Joeline Hackman is a business and communications expert with a passion for community-driven solutions. As the lead of a sustainable housing project at Global Sisters, she focuses on providing vulnerable families with innovative pathways to home ownership, addressing intergenerational inequality.
Joeline's community dedication is evident through her co-founding of the 'Feed Our Medics' charity, which supported frontline workers during the pandemic, and her role managing the Dee Why Community Facebook group. She also founded 'Northern Beaches War On Waste,' a local initiative encouraging environmental stewardship, which earned her a Northern Beaches Council Eco Award in 2021.
Supporting small businesses and alleviating the cost of living are central to Joeline’s advocacy. She champions services like soft plastics recycling, food waste collection, and cost-efficient energy solutions, helping the Northern Beaches community live more sustainably while reducing financial pressures.
A lifelong Northern Beaches local, Joeline takes great pride in the area’s natural beauty. She is dedicated to celebrating and preserving the bushwalks and beaches while ensuring vulnerable residents have access to essential resources. Her professional and charitable experiences reflect her compassionate, driven nature, and commitment to transparent, inclusive governance.

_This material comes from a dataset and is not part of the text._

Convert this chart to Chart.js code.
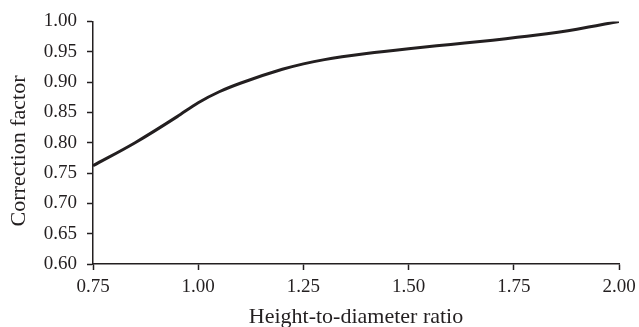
<!DOCTYPE html>
<html>
<head>
<meta charset="utf-8">
<script src="https://cdn.jsdelivr.net/npm/chart.js@4.4.1/dist/chart.umd.min.js"></script>
<style>
  html, body { margin: 0; padding: 0; background: #fff; }
  #wrap { width: 639px; height: 327px; }
</style>
</head>
<body>
<div id="wrap"><canvas id="cf-chart"></canvas></div>
<script>
// height-to-diameter ratio vs. correction factor
const ratios  = [0.75, 0.85, 0.95, 1.00, 1.05, 1.10, 1.20, 1.25, 1.30, 1.40, 1.50, 1.60, 1.70, 1.80, 1.90, 2.00];
const factors = [0.762, 0.800, 0.843, 0.866, 0.884, 0.898, 0.921, 0.930, 0.937, 0.947, 0.955, 0.962, 0.969, 0.977, 0.987, 1.000];

const xTicks = [0.75, 1.00, 1.25, 1.50, 1.75, 2.00];
const yMin = 0.60, yMax = 1.00, yStep = 0.05;

const INK        = '#231f20';
const SERIF      = '"Liberation Serif", "Times New Roman", serif';
const TICK_FONT  = { family: SERIF, size: 19 };
const TITLE_FONT = { family: SERIF, size: 22 };

new Chart(document.getElementById('cf-chart'), {
    type: 'line',
    data: {
        datasets: [{
            data:        ratios.map((r, i) => ({ x: r, y: factors[i] })),
            borderColor: INK,
            borderWidth: 3,
            pointRadius: 0,
            cubicInterpolationMode: 'monotone',
            fill:        false,
        }],
    },
    options: {
        responsive:          true,
        maintainAspectRatio: false,
        animation:           false,
        layout: { padding: { top: 11, right: 0, left: 0, bottom: 0 } },
        plugins: {
            legend:  { display: false },
            tooltip: { enabled: false },
        },
        scales: {
            x: {
                type: 'linear',
                min:  xTicks[0],
                max:  xTicks[xTicks.length - 1],
                afterBuildTicks: s => { s.ticks = xTicks.map(v => ({ value: v })); },
                border: { color: INK, width: 1.5 },
                grid:   { drawOnChartArea: false, tickLength: 6, tickColor: INK, tickWidth: 1.5 },
                ticks:  { color: INK, font: TICK_FONT, padding: 6, maxRotation: 0, callback: v => v.toFixed(2) },
                title:  { display: true, text: 'Height-to-diameter ratio', color: INK, font: TITLE_FONT, padding: { top: 4, bottom: -3 } },
                afterFit: s => { s.height = 63; s.paddingRight = 20; },
            },
            y: {
                min: yMin,
                max: yMax,
                border: { color: INK, width: 1.5 },
                grid:   { drawOnChartArea: false, tickLength: 6, tickColor: INK, tickWidth: 1.5 },
                ticks:  { color: INK, font: TICK_FONT, padding: 10, stepSize: yStep, callback: v => v.toFixed(2) },
                // trailing spaces nudge the rotated title toward the x axis
                title:  { display: true, text: 'Correction factor   ', color: INK, font: TITLE_FONT, padding: { top: 6, bottom: 0 } },
                afterFit: s => { s.width = 93; },
            },
        },
    },
});
</script>
</body>
</html>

Through her leadership, Joeline ensures that local decisions reflect the true voice of the community, fostering innovation and connection to build a stronger future for all Northern Beaches residents.
Contact
Joeline.Hackman@northernbeaches.nsw.gov.au
Inauguration speech 2024
Good evening, everyone.
I stand before you today with immense gratitude and a deep sense of responsibility. Thank you to the Northern Beaches community for placing your trust in me. Your confidence and your hope to be well represented is not something that I take lightly. I'm here to listen, to work hard and to ensure that your voices are heard every step of the way. Thank you to my amazing running mates. Nick Beaugeard, I will always get your name spelled right from here on in. And Nick from Bucketty's, who were both absolutely relentless in their support. Thank you as well to Sue who was in the seat of Curl Curl before me, and Michael Regan before her, and also to the amazing Ben who is a Curl Curl local, and who, to me, is like a brother from another mother. Thank you for your support.
Thank you as well to my amazing volunteers whose passion, creativity and dedication propel me forward and bring so much meaning to this work. Thank you to my mum, Debbie, whose example of strength, kindness and generosity every single day has shaped who I am and what we can give to this community. Gavin, Greg, thank you for your ongoing support. I really appreciate having strong, kind, wonderful men in my life. Thank you. Ethan and Miles, I'm so proud of you for being avid readers, recyclers and loving the outdoors. I'm doing this work for you and for your generation.
To my fellow Councillors I am so excited to be working alongside each of you. Together, we have a unique opportunity to shape the future of this fragile, beautiful place that we call home, but we will have competing priorities when decisions arise. We each exist in a prism of a social construct of experiences that we have had, of pain that we have felt, and of hope that we have held dear while we watch the generation before us at the wheel. We are in the position now where we can make these beautiful decisions that can shape how our community enjoys where we live. So in that prism, multiple things can be true at the same time. And I invite you to be each curious about each other's lenses and consider the pathway that you are lighting before you.
I'm delighted in this council to see better representation of age, gender, multiculturalism, egalitarianism and pragmatism. And I hope it will give us all a better lens through which to solve the growing inequities in our community. Young people, vulnerable people and people disconnected from their lives because they are so busy working just to make ends meet, they need us. They need us to step outside our privilege, to be compassionate and to be bold. Bold in the decisions that we make and in the way that we approach the challenges that lie ahead.
The cost of living is a real and pressing issue for so many in our community, and I know that we all heard that on the campaign trail. We have the power to make a difference. By capitalising on cheap, reliable technology that is here today, we can offer not only financial relief to our residents, but we can also protect our environment for future generations. To dig minerals out of the ground, transport them, process them and transfer them to our cars, homes and businesses, it costs 28 cents per kilowatt hour. It's the 21st century now, and we have the technology here today to convert that big ball of energy in the sky to power our homes, our cars and our businesses for 3 cents per kilowatt hour.
Even more than that, we make so much energy already so cheaply, so reliably, that we can give away free energy to the lowest 10%, the poorest 10% with the lowest income of our community. We could give energy away free between 11:00 AM and 3:00 PM every single day, but what's missing is the political will. We as policymakers need to take that action and lead with courage to make those changes that will benefit our community and their financial security. Be bold.
My goals for this term are clear. Protect our environment, support local businesses and sustainable housing. Advocate for the reduction of living expenses and deliver the infrastructure that our community needs to live happy lives. Together, we can achieve this and we owe it to the community to do so. Thank you.